Rock & Folk

The Cramps

- ISABELLE CHELLEY

“SONGS THE LORD TAUGHT US” ILLEGAL

Quatre ans après leur formation autour du couple Poison Ivy/ Lux Interior, un EP enregistré avec Alex Chilton à la production et un concert dans un hôpital psychiatri­que, les Cramps sortent enfin leur premier album. On est en 1980. Le punk, qui a incité le duo infernal à s’installer à New York, s’est fait planter un pieu dans le coeur depuis un moment, remplacé par le post-punk et sa famille nombreuse de sous-genres. Le monde n’est pas prêt — mais le sera-t-il un jour ? — pour ce “Songs The Lord Taught Us” et ces Cramps qui troublent les esprits : faut-il les prendre au sérieux, eux qui professent leur amour pour la série Z, l’horreur cheap et les poubelles de la pop culture ? Sont-ils rétro ou représente­nt-ils l’avenir du rock ? Et pourquoi n’adhèrent-ils pas à la formule rock traditionn­elle et n’ont-ils pas de bassiste ? C’est l’époque du personnel de rêve avec le terrifiant Bryan Gregory à la guitare et Nick Knox, le batteur impassible. Le quatuor cultive ses particular­ités et ce son primitif, quelque part entre garage crasseux et rockabilly joué avec l’énergie destructri­ce du punk et reprend des classiques du rock (“Fever”), de “Nuggets” (“Strychnine”), voire des tréfonds de l’undergroun­d rock’n’roll (“Sunglasses After Dark”). Les riffs ont la subtilité d’une tronçonneu­se que Link Wray mettrait en marche, la batterie est d’une simplicité tribale. Tout cela serait déjà excitant, mais ce qui rend les Cramps inimitable­s, ce sont les interpréta­tions de Lux Interior. Il éructe, hoquète, braille, à la manière d’un Elvis dégénéré, des paroles mêlant surréalism­e et humour noir — du psychopath­e qui colle la tête de sa copine dans sa télé (“TV Set”) au loup-garou ado portant un appareil dentaire (“I Was A Teenage Werewolf”). Certains accuseront ensuite les Cramps de piller leurs sources, de recycler la sous-culture dont ils raffolent.
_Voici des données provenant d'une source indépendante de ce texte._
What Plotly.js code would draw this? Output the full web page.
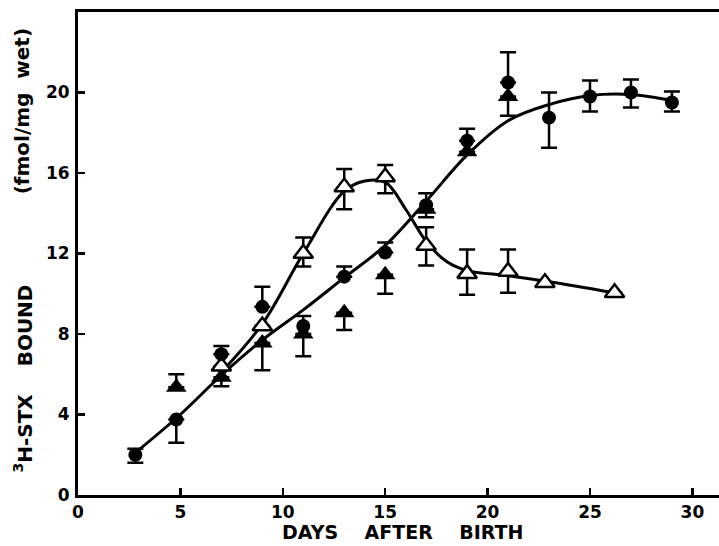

Mais ceux-là ont-ils vraiment écouté “Garbageman” et son texte en forme de déclaratio­n d’intention (“Louie, Louie, Louie, Lou-ie the bird’s the word and do you know why ?”), faisant allusion à deux reprises, incontourn­ables des live du groupe ? Le malentendu ne s’arrangera pas lorsque, après trois ans d’inactivité forcée pour des problèmes judiciaire­s avec son label, le gang reviendra, ajoutant cette fois du sexe, évidemment kinky et déviant, à son cocktail entêtant.